Human trafficking is defined in the Netherlands as recruiting, transporting, transferring, admitting or housing a person, using force (in the broadest sense) with the aim of exploiting that person. Human trafficking is a modern-day form of slavery.
Exploitation can take place in the sex industry, think for example of involuntary prostitution, but also in other economic sectors. Human trafficking victims work under such poor working conditions and circumstances that their human rights are affected. Recruiting, transporting, etc a person with the aim of removing that person's organs is also punishable as human trafficking.
Human smuggling involves helping persons to enter and stay in a country illegally. The smuggled people are mostly illegal foreign nationals. Human smuggling is therefore not necessarily aimed at exploiting a person as in the case of human trafficking.

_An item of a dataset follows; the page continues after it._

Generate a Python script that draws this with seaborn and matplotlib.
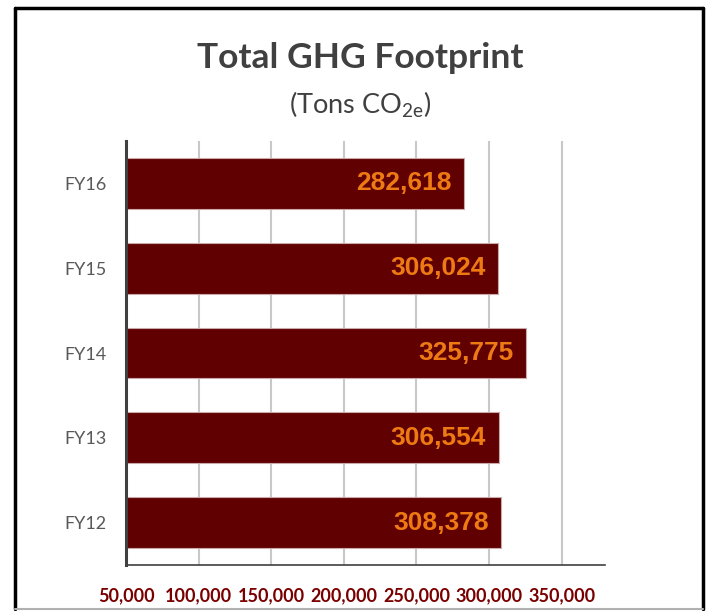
"""
total GHG footprint bar chart
"""

import numpy as np
import pandas as pd
import seaborn as sns
import matplotlib.pyplot as plt
from matplotlib.lines import Line2D


# data
years = ["FY16", "FY15", "FY14", "FY13", "FY12"]
footprint = [282618, 306024, 325775, 306554, 308378]
x_ticks = [50000, 100000, 150000, 200000, 250000, 300000, 350000]
x_tick_labels = ["50,000", "100,000", "150,000", "200,000", "250,000", "300,000", "350,000"]

df = pd.DataFrame({"year": years, "tons": footprint})

# configurations
sns.set_style("white")
plt.rcParams["font.family"] = ["Lato", "DejaVu Sans"]
plt.rcParams["mathtext.fontset"] = "custom"
plt.rcParams["mathtext.rm"] = "Lato"
plt.rcParams["mathtext.it"] = "Lato"

bar_color = "#600000"
label_color = "#ee7a14"
tick_red = "#7a0000"
text_gray = "#404040"

# instantiate
fig = plt.figure(figsize=(7.11, 6.11), dpi=100)
ax = fig.add_axes([0.1772, 0.0753, 0.674, 0.6939])

# plot data
sns.barplot(data=df, x="tons", y="year", orient="h", color=bar_color,
            saturation=1, width=0.6, edgecolor="#c9a9a9", linewidth=0.8, ax=ax)

# value labels, right-aligned just inside the bar end
for i, v in enumerate(footprint):
    ax.annotate(f"{v:,}", xy=(v, i), xytext=(-9, 0), textcoords="offset points",
                ha="right", va="center", color=label_color, fontsize=19,
                fontweight="bold", family=["Liberation Sans", "DejaVu Sans"])

# polishing
ax.set_xlim(50000, 380000)
ax.set_ylim(4.5, -0.5)
ax.set_xticks(x_ticks)
ax.set_xticklabels(x_tick_labels, color=tick_red, fontweight="bold", fontsize=13)
ax.tick_params(axis="x", length=0, pad=16)
ax.tick_params(axis="y", length=0, pad=14, labelcolor="#595959", labelsize=13)
ax.set_xlabel("")
ax.set_ylabel("")
ax.grid(axis="x", color="#c8c8c8", linewidth=1.5)
ax.set_axisbelow(True)
for side in ["top", "right"]:
    ax.spines[side].set_visible(False)
ax.spines["left"].set_color(text_gray)
ax.spines["left"].set_linewidth(2.2)
ax.spines["bottom"].set_color(text_gray)
ax.spines["bottom"].set_linewidth(1.2)

# titles
fig.text(0.506, 0.905, "Total GHG Footprint", ha="center", va="center",
         fontsize=25.5, fontweight="bold", color=text_gray)
fig.text(0.506, 0.828, "(Tons CO$_{2e}$)", ha="center", va="center",
         fontsize=19.5, color=text_gray)

# frame
W, H = 711, 611
fx = lambda px: px / W
fy = lambda py: 1 - py / H
fig.add_artist(Line2D([fx(15), fx(703)], [fy(8), fy(8)], color="black", linewidth=2.5))
fig.add_artist(Line2D([fx(15), fx(15)], [fy(8), fy(609)], color="black", linewidth=2.5))
fig.add_artist(Line2D([fx(703), fx(703)], [fy(8), fy(609)], color="black", linewidth=2.5))
fig.add_artist(Line2D([fx(15), fx(703)], [fy(609), fy(609)], color="#b0b0b0", linewidth=1.5))

plt.savefig("out.png", dpi=100)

The IND has an important task in the early detection and in passing on signs of human trafficking to the investigative authorities. The IND is also responsible for making the residence arrangements for human trafficking victims and witnesses reporting human trafficking, the Human Trafficking Residence Scheme. The IND is able to reject and revoke residence permits if there is evidence of (an attempt at) trafficking in human beings.
In a national context, the IND tackles human trafficking in close partnership with various cooperating partners, including the police and the Public Prosecution Service, and is also a partner of the Expertise Centre for Human Trafficking and Human Smuggling. The IND also takes part in national and international projects and initiatives for countering human trafficking.